Repeat the full listing below verbatim and keep the images out.
--- BEGIN Given entries ---
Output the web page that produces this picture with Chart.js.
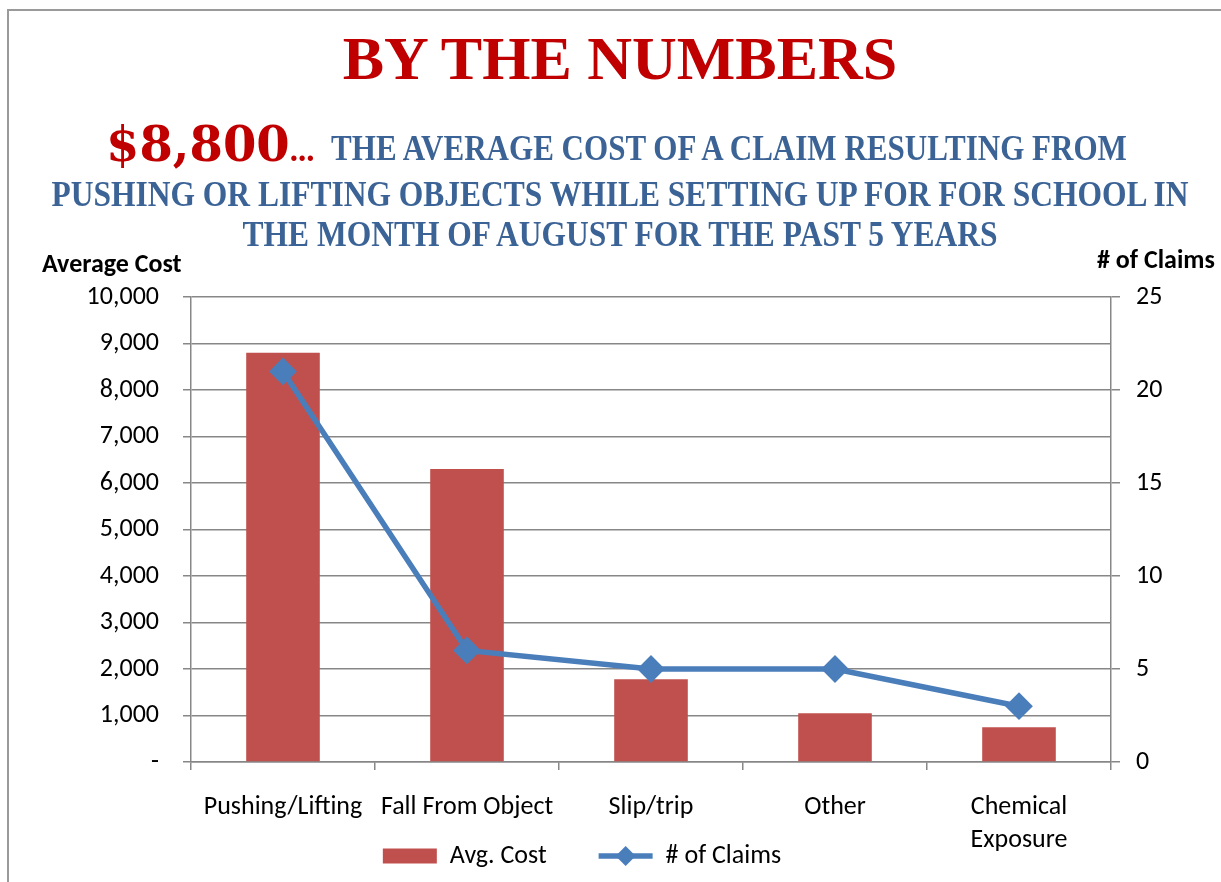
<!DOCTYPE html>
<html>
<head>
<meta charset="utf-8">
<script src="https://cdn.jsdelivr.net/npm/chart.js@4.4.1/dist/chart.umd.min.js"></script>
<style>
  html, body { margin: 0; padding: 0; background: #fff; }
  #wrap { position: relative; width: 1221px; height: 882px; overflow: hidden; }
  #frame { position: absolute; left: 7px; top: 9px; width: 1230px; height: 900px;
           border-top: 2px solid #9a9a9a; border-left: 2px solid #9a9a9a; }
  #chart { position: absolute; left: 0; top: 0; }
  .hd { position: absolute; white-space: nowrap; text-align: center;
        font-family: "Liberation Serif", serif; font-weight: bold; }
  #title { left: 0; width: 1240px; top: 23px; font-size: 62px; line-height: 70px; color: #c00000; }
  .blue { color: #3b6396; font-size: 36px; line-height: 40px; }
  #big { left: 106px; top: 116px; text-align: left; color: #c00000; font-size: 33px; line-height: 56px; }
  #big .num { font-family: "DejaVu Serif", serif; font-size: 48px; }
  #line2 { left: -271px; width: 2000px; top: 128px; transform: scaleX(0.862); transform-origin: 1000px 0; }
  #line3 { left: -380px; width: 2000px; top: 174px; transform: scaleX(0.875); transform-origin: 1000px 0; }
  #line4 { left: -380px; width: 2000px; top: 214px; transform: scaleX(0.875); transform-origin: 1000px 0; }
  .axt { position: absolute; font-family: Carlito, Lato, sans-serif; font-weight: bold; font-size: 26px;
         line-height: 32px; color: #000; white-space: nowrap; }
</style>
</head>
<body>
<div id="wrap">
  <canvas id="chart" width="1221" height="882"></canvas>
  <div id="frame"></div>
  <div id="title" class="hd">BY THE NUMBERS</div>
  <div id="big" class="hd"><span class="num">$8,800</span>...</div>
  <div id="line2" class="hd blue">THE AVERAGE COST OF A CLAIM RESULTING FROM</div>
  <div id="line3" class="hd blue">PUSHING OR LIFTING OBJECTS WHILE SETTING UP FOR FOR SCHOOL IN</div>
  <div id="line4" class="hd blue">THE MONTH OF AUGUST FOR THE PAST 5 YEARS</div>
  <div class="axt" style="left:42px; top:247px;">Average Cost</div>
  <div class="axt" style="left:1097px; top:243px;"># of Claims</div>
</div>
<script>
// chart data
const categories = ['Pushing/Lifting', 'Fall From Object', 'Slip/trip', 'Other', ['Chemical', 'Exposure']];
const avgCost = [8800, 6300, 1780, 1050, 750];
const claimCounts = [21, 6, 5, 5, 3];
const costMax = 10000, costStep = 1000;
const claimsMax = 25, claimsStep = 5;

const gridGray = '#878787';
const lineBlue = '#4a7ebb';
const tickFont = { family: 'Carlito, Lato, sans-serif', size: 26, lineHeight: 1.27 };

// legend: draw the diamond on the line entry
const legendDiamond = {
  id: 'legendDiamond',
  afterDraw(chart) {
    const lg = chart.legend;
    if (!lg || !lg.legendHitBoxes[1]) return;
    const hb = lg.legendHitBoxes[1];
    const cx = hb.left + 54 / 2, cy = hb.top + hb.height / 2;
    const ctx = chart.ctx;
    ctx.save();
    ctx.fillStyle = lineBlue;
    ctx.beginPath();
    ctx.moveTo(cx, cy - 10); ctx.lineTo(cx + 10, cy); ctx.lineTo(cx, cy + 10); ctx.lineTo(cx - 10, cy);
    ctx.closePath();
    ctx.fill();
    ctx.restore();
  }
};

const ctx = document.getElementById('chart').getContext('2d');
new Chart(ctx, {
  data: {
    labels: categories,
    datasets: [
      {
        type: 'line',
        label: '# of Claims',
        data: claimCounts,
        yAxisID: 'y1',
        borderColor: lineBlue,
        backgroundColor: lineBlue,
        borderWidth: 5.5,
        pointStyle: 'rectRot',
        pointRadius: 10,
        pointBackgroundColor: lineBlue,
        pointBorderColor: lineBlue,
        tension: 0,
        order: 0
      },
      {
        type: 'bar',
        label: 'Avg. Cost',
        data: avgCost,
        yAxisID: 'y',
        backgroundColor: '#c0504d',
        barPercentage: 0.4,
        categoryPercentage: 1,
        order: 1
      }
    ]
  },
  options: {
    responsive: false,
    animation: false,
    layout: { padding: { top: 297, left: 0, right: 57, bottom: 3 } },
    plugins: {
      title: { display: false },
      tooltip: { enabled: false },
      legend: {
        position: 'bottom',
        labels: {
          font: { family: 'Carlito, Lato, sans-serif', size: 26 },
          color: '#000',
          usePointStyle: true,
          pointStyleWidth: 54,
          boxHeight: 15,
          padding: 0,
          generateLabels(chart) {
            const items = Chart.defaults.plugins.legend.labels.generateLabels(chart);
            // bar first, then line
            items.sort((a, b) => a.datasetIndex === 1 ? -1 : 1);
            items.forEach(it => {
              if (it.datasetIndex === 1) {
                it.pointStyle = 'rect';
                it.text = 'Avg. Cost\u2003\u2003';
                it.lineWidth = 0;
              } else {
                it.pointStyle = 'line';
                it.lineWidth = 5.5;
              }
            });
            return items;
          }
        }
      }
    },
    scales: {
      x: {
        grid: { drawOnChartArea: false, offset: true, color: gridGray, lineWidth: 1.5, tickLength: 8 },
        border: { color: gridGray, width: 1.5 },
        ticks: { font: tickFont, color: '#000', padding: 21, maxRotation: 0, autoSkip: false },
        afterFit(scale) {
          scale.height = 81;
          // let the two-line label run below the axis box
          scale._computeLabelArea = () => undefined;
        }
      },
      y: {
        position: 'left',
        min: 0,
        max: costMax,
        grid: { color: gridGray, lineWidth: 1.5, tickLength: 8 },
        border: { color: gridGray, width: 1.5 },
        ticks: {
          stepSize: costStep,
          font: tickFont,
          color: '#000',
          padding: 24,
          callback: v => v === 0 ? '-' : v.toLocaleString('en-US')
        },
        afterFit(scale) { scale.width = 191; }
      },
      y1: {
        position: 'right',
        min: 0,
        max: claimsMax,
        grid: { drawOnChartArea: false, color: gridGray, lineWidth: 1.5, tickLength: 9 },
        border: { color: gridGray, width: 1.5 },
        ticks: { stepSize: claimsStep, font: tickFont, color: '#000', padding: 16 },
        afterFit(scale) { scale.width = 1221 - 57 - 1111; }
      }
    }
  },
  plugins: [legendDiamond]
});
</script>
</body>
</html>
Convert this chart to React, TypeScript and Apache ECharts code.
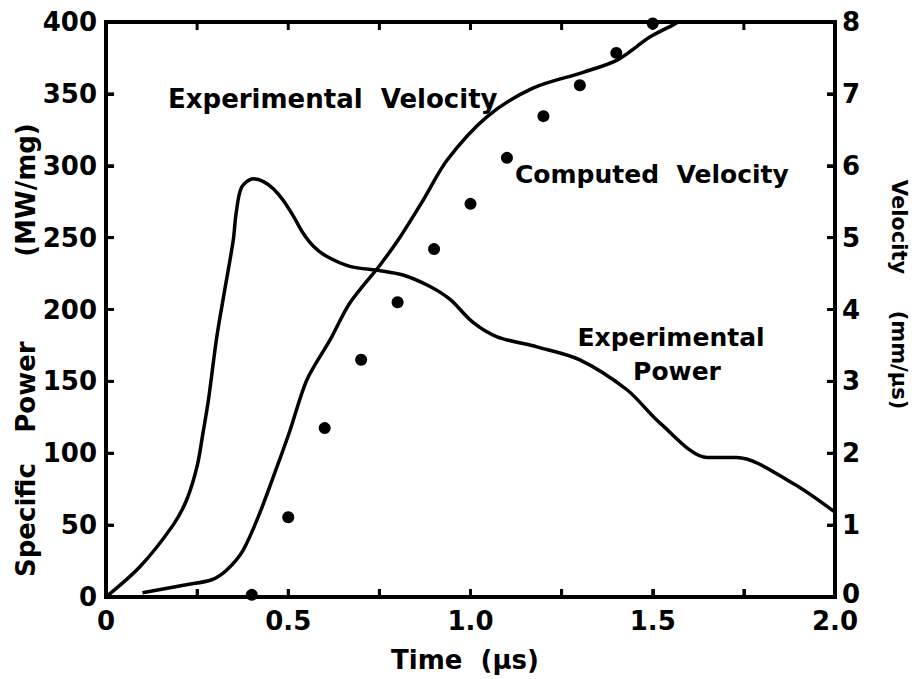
--- END Given entries ---
#### [Answer to this exercise]
Output the web page that produces this picture with Chart.js.
<!DOCTYPE html>
<html>
<head>
<meta charset="utf-8">
<script src="https://cdn.jsdelivr.net/npm/chart.js@4.4.1/dist/chart.umd.min.js"></script>
<style>
  html, body { margin: 0; padding: 0; background: #fff; }
  #wrap { position: relative; width: 1221px; height: 882px; overflow: hidden; }
  #frame { position: absolute; left: 7px; top: 9px; width: 1230px; height: 900px;
           border-top: 2px solid #9a9a9a; border-left: 2px solid #9a9a9a; }
  #chart { position: absolute; left: 0; top: 0; }
  .hd { position: absolute; white-space: nowrap; text-align: center;
        font-family: "Liberation Serif", serif; font-weight: bold; }
  #title { left: 0; width: 1240px; top: 23px; font-size: 62px; line-height: 70px; color: #c00000; }
  .blue { color: #3b6396; font-size: 36px; line-height: 40px; }
  #big { left: 106px; top: 116px; text-align: left; color: #c00000; font-size: 33px; line-height: 56px; }
  #big .num { font-family: "DejaVu Serif", serif; font-size: 48px; }
  #line2 { left: -271px; width: 2000px; top: 128px; transform: scaleX(0.862); transform-origin: 1000px 0; }
  #line3 { left: -380px; width: 2000px; top: 174px; transform: scaleX(0.875); transform-origin: 1000px 0; }
  #line4 { left: -380px; width: 2000px; top: 214px; transform: scaleX(0.875); transform-origin: 1000px 0; }
  .axt { position: absolute; font-family: Carlito, Lato, sans-serif; font-weight: bold; font-size: 26px;
         line-height: 32px; color: #000; white-space: nowrap; }
</style>
</head>
<body>
<div id="wrap">
  <canvas id="chart" width="1221" height="882"></canvas>
  <div id="frame"></div>
  <div id="title" class="hd">BY THE NUMBERS</div>
  <div id="big" class="hd"><span class="num">$8,800</span>...</div>
  <div id="line2" class="hd blue">THE AVERAGE COST OF A CLAIM RESULTING FROM</div>
  <div id="line3" class="hd blue">PUSHING OR LIFTING OBJECTS WHILE SETTING UP FOR FOR SCHOOL IN</div>
  <div id="line4" class="hd blue">THE MONTH OF AUGUST FOR THE PAST 5 YEARS</div>
  <div class="axt" style="left:42px; top:247px;">Average Cost</div>
  <div class="axt" style="left:1097px; top:243px;"># of Claims</div>
</div>
<script>
// chart data
const categories = ['Pushing/Lifting', 'Fall From Object', 'Slip/trip', 'Other', ['Chemical', 'Exposure']];
const avgCost = [8800, 6300, 1780, 1050, 750];
const claimCounts = [21, 6, 5, 5, 3];
const costMax = 10000, costStep = 1000;
const claimsMax = 25, claimsStep = 5;

const gridGray = '#878787';
const lineBlue = '#4a7ebb';
const tickFont = { family: 'Carlito, Lato, sans-serif', size: 26, lineHeight: 1.27 };

// legend: draw the diamond on the line entry
const legendDiamond = {
  id: 'legendDiamond',
  afterDraw(chart) {
    const lg = chart.legend;
    if (!lg || !lg.legendHitBoxes[1]) return;
    const hb = lg.legendHitBoxes[1];
    const cx = hb.left + 54 / 2, cy = hb.top + hb.height / 2;
    const ctx = chart.ctx;
    ctx.save();
    ctx.fillStyle = lineBlue;
    ctx.beginPath();
    ctx.moveTo(cx, cy - 10); ctx.lineTo(cx + 10, cy); ctx.lineTo(cx, cy + 10); ctx.lineTo(cx - 10, cy);
    ctx.closePath();
    ctx.fill();
    ctx.restore();
  }
};

const ctx = document.getElementById('chart').getContext('2d');
new Chart(ctx, {
  data: {
    labels: categories,
    datasets: [
      {
        type: 'line',
        label: '# of Claims',
        data: claimCounts,
        yAxisID: 'y1',
        borderColor: lineBlue,
        backgroundColor: lineBlue,
        borderWidth: 5.5,
        pointStyle: 'rectRot',
        pointRadius: 10,
        pointBackgroundColor: lineBlue,
        pointBorderColor: lineBlue,
        tension: 0,
        order: 0
      },
      {
        type: 'bar',
        label: 'Avg. Cost',
        data: avgCost,
        yAxisID: 'y',
        backgroundColor: '#c0504d',
        barPercentage: 0.4,
        categoryPercentage: 1,
        order: 1
      }
    ]
  },
  options: {
    responsive: false,
    animation: false,
    layout: { padding: { top: 297, left: 0, right: 57, bottom: 3 } },
    plugins: {
      title: { display: false },
      tooltip: { enabled: false },
      legend: {
        position: 'bottom',
        labels: {
          font: { family: 'Carlito, Lato, sans-serif', size: 26 },
          color: '#000',
          usePointStyle: true,
          pointStyleWidth: 54,
          boxHeight: 15,
          padding: 0,
          generateLabels(chart) {
            const items = Chart.defaults.plugins.legend.labels.generateLabels(chart);
            // bar first, then line
            items.sort((a, b) => a.datasetIndex === 1 ? -1 : 1);
            items.forEach(it => {
              if (it.datasetIndex === 1) {
                it.pointStyle = 'rect';
                it.text = 'Avg. Cost\u2003\u2003';
                it.lineWidth = 0;
              } else {
                it.pointStyle = 'line';
                it.lineWidth = 5.5;
              }
            });
            return items;
          }
        }
      }
    },
    scales: {
      x: {
        grid: { drawOnChartArea: false, offset: true, color: gridGray, lineWidth: 1.5, tickLength: 8 },
        border: { color: gridGray, width: 1.5 },
        ticks: { font: tickFont, color: '#000', padding: 21, maxRotation: 0, autoSkip: false },
        afterFit(scale) {
          scale.height = 81;
          // let the two-line label run below the axis box
          scale._computeLabelArea = () => undefined;
        }
      },
      y: {
        position: 'left',
        min: 0,
        max: costMax,
        grid: { color: gridGray, lineWidth: 1.5, tickLength: 8 },
        border: { color: gridGray, width: 1.5 },
        ticks: {
          stepSize: costStep,
          font: tickFont,
          color: '#000',
          padding: 24,
          callback: v => v === 0 ? '-' : v.toLocaleString('en-US')
        },
        afterFit(scale) { scale.width = 191; }
      },
      y1: {
        position: 'right',
        min: 0,
        max: claimsMax,
        grid: { drawOnChartArea: false, color: gridGray, lineWidth: 1.5, tickLength: 9 },
        border: { color: gridGray, width: 1.5 },
        ticks: { stepSize: claimsStep, font: tickFont, color: '#000', padding: 16 },
        afterFit(scale) { scale.width = 1221 - 57 - 1111; }
      }
    }
  },
  plugins: [legendDiamond]
});
</script>
</body>
</html>
Convert this chart to React, TypeScript and Apache ECharts code.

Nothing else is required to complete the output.